▸ **Instructions to follow**: Without the pictures, print each of the records below exactly as it appears.

▸ **Data provided**:

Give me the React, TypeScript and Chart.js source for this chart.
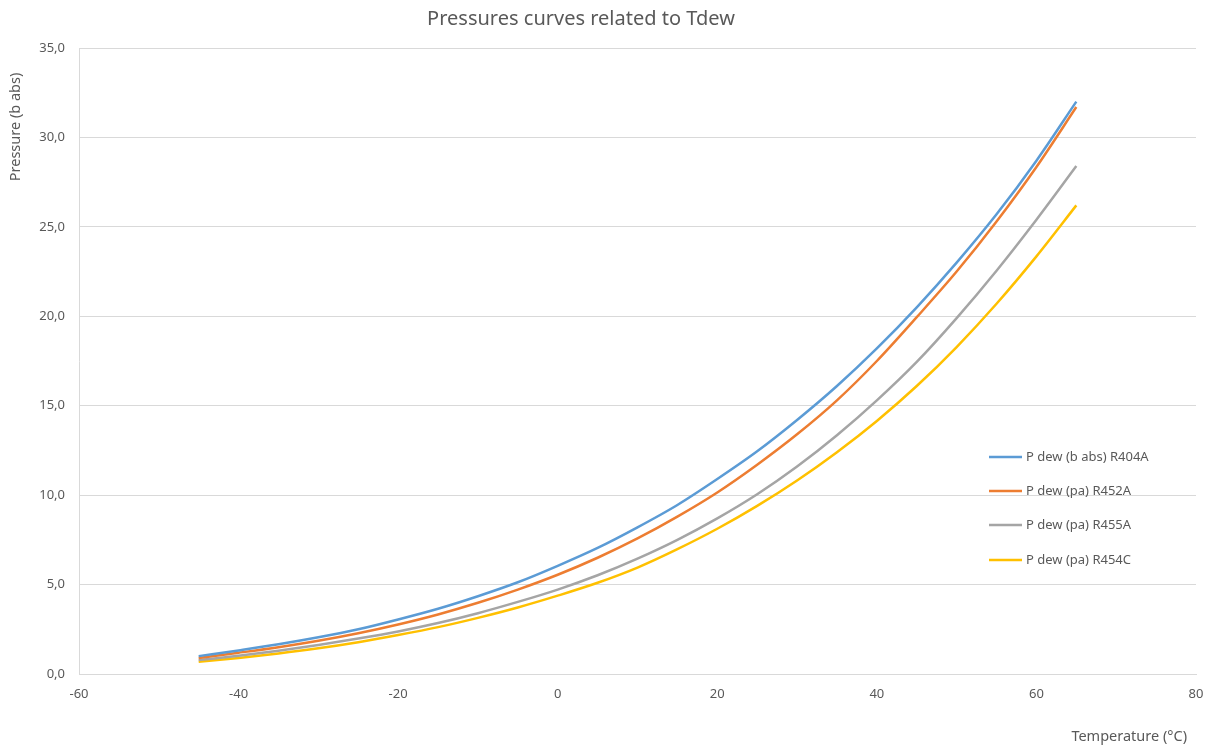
import React, { useEffect, useRef } from "react";
import { Chart, registerables } from "chart.js";

Chart.register(...registerables);

const temperatures = [-45, -40, -35, -30, -25, -20, -15, -10, -5, 0, 5, 10, 15, 20, 25, 30, 35, 40, 45, 50, 55, 60, 65];
const pR404A = [1.0, 1.32, 1.66, 2.05, 2.5, 3.05, 3.65, 4.35, 5.13, 6.05, 7.05, 8.2, 9.45, 10.9, 12.45, 14.2, 16.1, 18.2, 20.5, 23.0, 25.7, 28.7, 32.0];
const pR452A = [0.9, 1.19, 1.5, 1.86, 2.28, 2.77, 3.33, 3.98, 4.72, 5.55, 6.5, 7.58, 8.8, 10.15, 11.7, 13.4, 15.3, 17.5, 19.95, 22.5, 25.3, 28.35, 31.7];
const pR455A = [0.78, 1.02, 1.3, 1.62, 1.98, 2.38, 2.85, 3.4, 4.03, 4.72, 5.52, 6.45, 7.5, 8.7, 10.05, 11.6, 13.35, 15.3, 17.45, 19.9, 22.55, 25.4, 28.4];
const pR454C = [0.68, 0.9, 1.15, 1.44, 1.78, 2.18, 2.62, 3.14, 3.72, 4.38, 5.1, 5.95, 6.98, 8.12, 9.4, 10.82, 12.4, 14.15, 16.1, 18.28, 20.7, 23.35, 26.2];

const seriesLabels = ["P dew (b abs) R404A", "P dew (pa) R452A", "P dew (pa) R455A", "P dew (pa) R454C"];
const seriesColors = ["#5B9BD5", "#ED7D31", "#A5A5A5", "#FFC000"];
const seriesValues = [pR404A, pR452A, pR455A, pR454C];

const chartTitle = "Pressures curves related to Tdew";
const xTitle = "Temperature (°C)";
const yTitle = "Pressure (b abs)";

const FONT = "'Noto Sans', 'Open Sans', sans-serif";
const TEXT = "#595959";

const overlayPlugin = {
  id: "overlay",
  afterDraw(chart: any) {
    const ctx = chart.ctx;
    ctx.save();
    ctx.fillStyle = TEXT;
    // title
    ctx.font = `20px ${FONT}`;
    ctx.textAlign = "center";
    ctx.textBaseline = "middle";
    ctx.fillText(chartTitle, 581, 19);
    // x axis title
    ctx.font = `14.5px ${FONT}`;
    ctx.textAlign = "right";
    ctx.fillText(xTitle, 1187, 737);
    // y axis title
    ctx.save();
    ctx.translate(16, 127);
    ctx.rotate(-Math.PI / 2);
    ctx.textAlign = "center";
    ctx.fillText(yTitle, 0, 0);
    ctx.restore();
    // legend
    ctx.font = `13px ${FONT}`;
    ctx.textAlign = "left";
    const rows = [457, 491, 525, 560];
    seriesLabels.forEach((lab, i) => {
      const y = rows[i];
      ctx.strokeStyle = seriesColors[i];
      ctx.lineWidth = 2.5;
      ctx.beginPath();
      ctx.moveTo(989, y);
      ctx.lineTo(1022, y);
      ctx.stroke();
      ctx.fillStyle = TEXT;
      ctx.fillText(lab, 1026, y);
    });
    ctx.restore();
  },
};

export default function App() {
  const ref = useRef<HTMLCanvasElement | null>(null);
  useEffect(() => {
    document.body.style.margin = "0";
    const canvas = ref.current;
    if (!canvas) return;
    const chart = new Chart(canvas, {
      type: "line",
      data: {
        datasets: seriesValues.map((vals, i) => ({
          label: seriesLabels[i],
          data: temperatures.map((t, j) => ({ x: t, y: vals[j] })),
          borderColor: seriesColors[i],
          backgroundColor: seriesColors[i],
          borderWidth: 2.5,
          pointRadius: 0,
          cubicInterpolationMode: "monotone" as const,
          fill: false,
        })),
      },
      options: {
        animation: false,
        responsive: false,
        maintainAspectRatio: false,
        layout: { padding: { top: 48, right: 16, left: 0, bottom: 0 } },
        plugins: {
          legend: { display: false },
          title: { display: false },
          tooltip: { enabled: false },
        },
        scales: {
          x: {
            type: "linear",
            min: -60,
            max: 80,
            afterFit: (s: any) => { s.height = 75; s.paddingRight = 0; s.paddingLeft = 0; },
            ticks: {
              stepSize: 20,
              color: TEXT,
              font: { family: FONT, size: 13 },
              padding: 12,
              maxRotation: 0,
            },
            grid: { display: false, drawTicks: false },
            border: { display: true, color: "#D9D9D9", width: 1 },
          },
          y: {
            type: "linear",
            min: 0,
            max: 35,
            afterFit: (s: any) => { s.width = 79; s.paddingTop = 0; s.paddingBottom = 0; },
            ticks: {
              stepSize: 5,
              color: TEXT,
              font: { family: FONT, size: 13 },
              padding: 14,
              callback: (v: any) => Number(v).toFixed(1).replace(".", ","),
            },
            grid: { color: "#D9D9D9", drawTicks: false, lineWidth: 1 },
            border: { display: true, color: "#D9D9D9", width: 1 },
          },
        },
      },
      plugins: [overlayPlugin],
    });
    return () => chart.destroy();
  }, []);
  return (
    <div style={{ position: "absolute", left: 0, top: 0, width: 1212, height: 749, background: "#fff" }}>
      <canvas ref={ref} width={1212} height={749} style={{ width: 1212, height: 749 }} />
    </div>
  );
}
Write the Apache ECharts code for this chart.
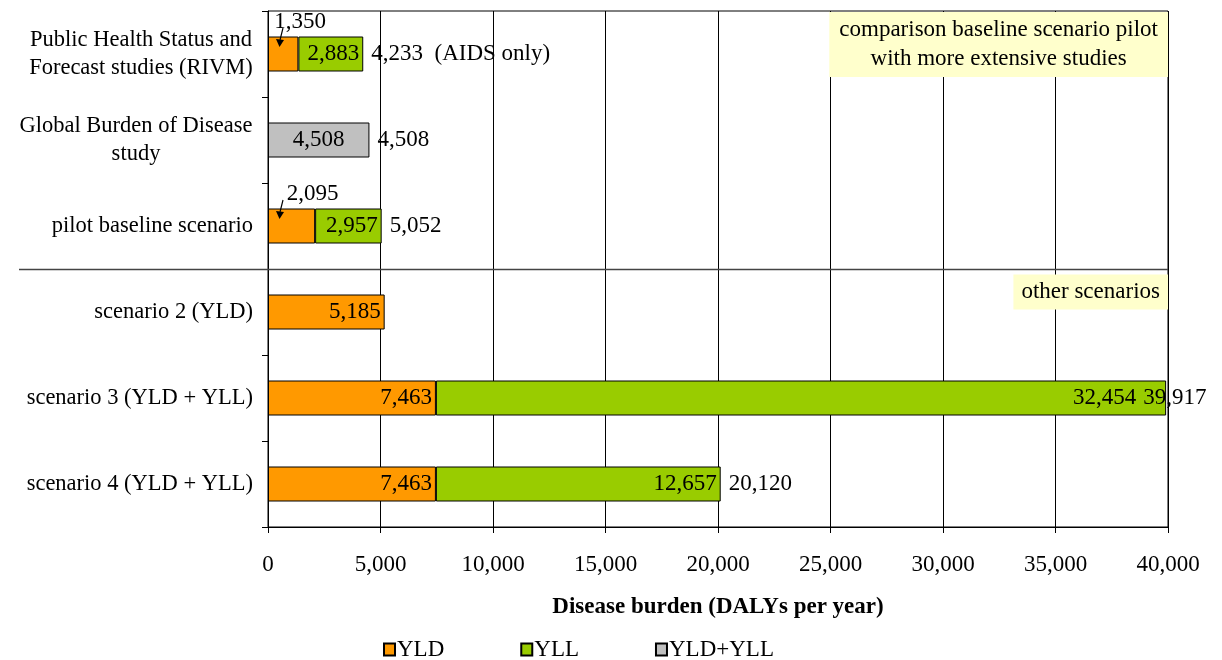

▸ **Response to this exercise**:
Give me the React, TypeScript and Chart.js source for this chart.
import React, { useEffect, useRef } from "react";
import { Chart, registerables } from "chart.js";

Chart.register(...registerables);

const temperatures = [-45, -40, -35, -30, -25, -20, -15, -10, -5, 0, 5, 10, 15, 20, 25, 30, 35, 40, 45, 50, 55, 60, 65];
const pR404A = [1.0, 1.32, 1.66, 2.05, 2.5, 3.05, 3.65, 4.35, 5.13, 6.05, 7.05, 8.2, 9.45, 10.9, 12.45, 14.2, 16.1, 18.2, 20.5, 23.0, 25.7, 28.7, 32.0];
const pR452A = [0.9, 1.19, 1.5, 1.86, 2.28, 2.77, 3.33, 3.98, 4.72, 5.55, 6.5, 7.58, 8.8, 10.15, 11.7, 13.4, 15.3, 17.5, 19.95, 22.5, 25.3, 28.35, 31.7];
const pR455A = [0.78, 1.02, 1.3, 1.62, 1.98, 2.38, 2.85, 3.4, 4.03, 4.72, 5.52, 6.45, 7.5, 8.7, 10.05, 11.6, 13.35, 15.3, 17.45, 19.9, 22.55, 25.4, 28.4];
const pR454C = [0.68, 0.9, 1.15, 1.44, 1.78, 2.18, 2.62, 3.14, 3.72, 4.38, 5.1, 5.95, 6.98, 8.12, 9.4, 10.82, 12.4, 14.15, 16.1, 18.28, 20.7, 23.35, 26.2];

const seriesLabels = ["P dew (b abs) R404A", "P dew (pa) R452A", "P dew (pa) R455A", "P dew (pa) R454C"];
const seriesColors = ["#5B9BD5", "#ED7D31", "#A5A5A5", "#FFC000"];
const seriesValues = [pR404A, pR452A, pR455A, pR454C];

const chartTitle = "Pressures curves related to Tdew";
const xTitle = "Temperature (°C)";
const yTitle = "Pressure (b abs)";

const FONT = "'Noto Sans', 'Open Sans', sans-serif";
const TEXT = "#595959";

const overlayPlugin = {
  id: "overlay",
  afterDraw(chart: any) {
    const ctx = chart.ctx;
    ctx.save();
    ctx.fillStyle = TEXT;
    // title
    ctx.font = `20px ${FONT}`;
    ctx.textAlign = "center";
    ctx.textBaseline = "middle";
    ctx.fillText(chartTitle, 581, 19);
    // x axis title
    ctx.font = `14.5px ${FONT}`;
    ctx.textAlign = "right";
    ctx.fillText(xTitle, 1187, 737);
    // y axis title
    ctx.save();
    ctx.translate(16, 127);
    ctx.rotate(-Math.PI / 2);
    ctx.textAlign = "center";
    ctx.fillText(yTitle, 0, 0);
    ctx.restore();
    // legend
    ctx.font = `13px ${FONT}`;
    ctx.textAlign = "left";
    const rows = [457, 491, 525, 560];
    seriesLabels.forEach((lab, i) => {
      const y = rows[i];
      ctx.strokeStyle = seriesColors[i];
      ctx.lineWidth = 2.5;
      ctx.beginPath();
      ctx.moveTo(989, y);
      ctx.lineTo(1022, y);
      ctx.stroke();
      ctx.fillStyle = TEXT;
      ctx.fillText(lab, 1026, y);
    });
    ctx.restore();
  },
};

export default function App() {
  const ref = useRef<HTMLCanvasElement | null>(null);
  useEffect(() => {
    document.body.style.margin = "0";
    const canvas = ref.current;
    if (!canvas) return;
    const chart = new Chart(canvas, {
      type: "line",
      data: {
        datasets: seriesValues.map((vals, i) => ({
          label: seriesLabels[i],
          data: temperatures.map((t, j) => ({ x: t, y: vals[j] })),
          borderColor: seriesColors[i],
          backgroundColor: seriesColors[i],
          borderWidth: 2.5,
          pointRadius: 0,
          cubicInterpolationMode: "monotone" as const,
          fill: false,
        })),
      },
      options: {
        animation: false,
        responsive: false,
        maintainAspectRatio: false,
        layout: { padding: { top: 48, right: 16, left: 0, bottom: 0 } },
        plugins: {
          legend: { display: false },
          title: { display: false },
          tooltip: { enabled: false },
        },
        scales: {
          x: {
            type: "linear",
            min: -60,
            max: 80,
            afterFit: (s: any) => { s.height = 75; s.paddingRight = 0; s.paddingLeft = 0; },
            ticks: {
              stepSize: 20,
              color: TEXT,
              font: { family: FONT, size: 13 },
              padding: 12,
              maxRotation: 0,
            },
            grid: { display: false, drawTicks: false },
            border: { display: true, color: "#D9D9D9", width: 1 },
          },
          y: {
            type: "linear",
            min: 0,
            max: 35,
            afterFit: (s: any) => { s.width = 79; s.paddingTop = 0; s.paddingBottom = 0; },
            ticks: {
              stepSize: 5,
              color: TEXT,
              font: { family: FONT, size: 13 },
              padding: 14,
              callback: (v: any) => Number(v).toFixed(1).replace(".", ","),
            },
            grid: { color: "#D9D9D9", drawTicks: false, lineWidth: 1 },
            border: { display: true, color: "#D9D9D9", width: 1 },
          },
        },
      },
      plugins: [overlayPlugin],
    });
    return () => chart.destroy();
  }, []);
  return (
    <div style={{ position: "absolute", left: 0, top: 0, width: 1212, height: 749, background: "#fff" }}>
      <canvas ref={ref} width={1212} height={749} style={{ width: 1212, height: 749 }} />
    </div>
  );
}
Write the Apache ECharts code for this chart.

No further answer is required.